Why “Good Deed” Misses the Mitzvah Meaning
In ordinary English, “mitzvah” has drifted into a soft word — you help a stranger with groceries and someone smiles and says you did a mitzvah. That use is warm and not wrong, but it is the echo, not the source. The Hebrew word mitzvah (plural mitzvot) comes from the root meaning to command. A mitzvah is a thing commanded. When the tradition counts them, it counts not random acts of kindness but instructions given — to rest on the seventh day, to honor a father and mother, to leave the corner of the field for the poor, to bind words upon the hand and between the eyes.

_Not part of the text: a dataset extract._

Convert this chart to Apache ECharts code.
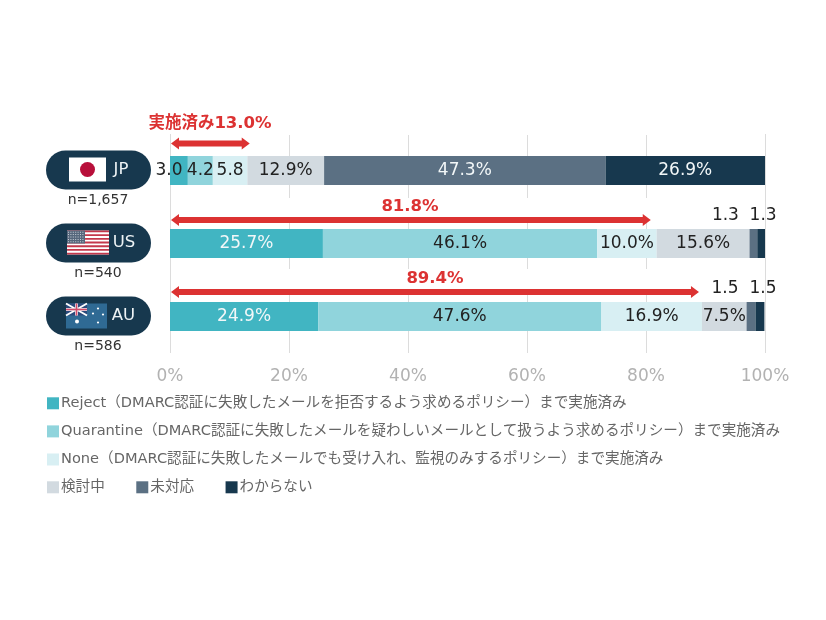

This is the first turn the mitzvah meaning asks you to make. A good deed begins and ends with you — your impulse, your generosity, your choice to be kind today. A mitzvah begins somewhere else. It begins with a voice that says do this, and your doing of it is an answer. The kindness is still there, often at the very center of the act. But the kindness is now part of a relationship, not a solo performance. You are not only being good. You are responding.
The Root That Means “to Bind”
Here is where the word opens. The tradition hears in mitzvah not only tzav, to command, but tzavta — an Aramaic word that means connection, attachment, togetherness. Read this way, a mitzvah is not merely an order issued from a distance. It is the very thing that joins the one who does it to the One who gave it. The commandment is the rope between them. Each mitzvah is a point of contact, a place where a human life and the Divine will touch.
Sit with that for a moment, because it changes everything the word seemed to mean. A good deed leaves you essentially alone — admirable, perhaps, but alone with your own goodness. A mitzvah, understood as tzavta, leaves you attached. The act reaches up and the One who commanded reaches down, and the mitzvah is where they meet. This is why the tradition can speak of even small, ordinary commandments as precious. The size of the act is not the measure. The connection it makes is.
So when you light a candle before Shabbat, or give tzedakah, or say a blessing over bread, you are not merely accumulating credit for nice behavior. You are tying a knot. You are, in the oldest sense of the word, drawing close.
What the Tradition Asks of the Heart
If a mitzvah binds the doer to the Commander, then how you do it matters as much as that you do it. The classic works of Mussar — the Jewish literature of character and inner life — return to this again and again. Bachya ibn Pakuda built an entire book, Chovot HaLevavot (Duties of the Heart), around the claim that there are commandments of the limbs and commandments of the heart, and that the inner ones are easy to neglect precisely because no one can see them.
The point is not to make the mitzvah heavier than it is. It is to notice that a commandment meant to connect you cannot be fully kept while your heart is somewhere else. You can hand a coin to the poor with a closed face, or with an open one. Both feed a hungry person; the tradition says only one of them fully completes the bond. The Ramchal, in Mesillat Yesharim (The Path of the Upright), urges the reader toward exactly this kind of awakeness — to live deliberately rather than by habit, so that the things we do reach all the way down into who we are. A mitzvah done while half-asleep still counts, the way a letter still arrives unread. But the tzavta, the connection, is meant to be felt.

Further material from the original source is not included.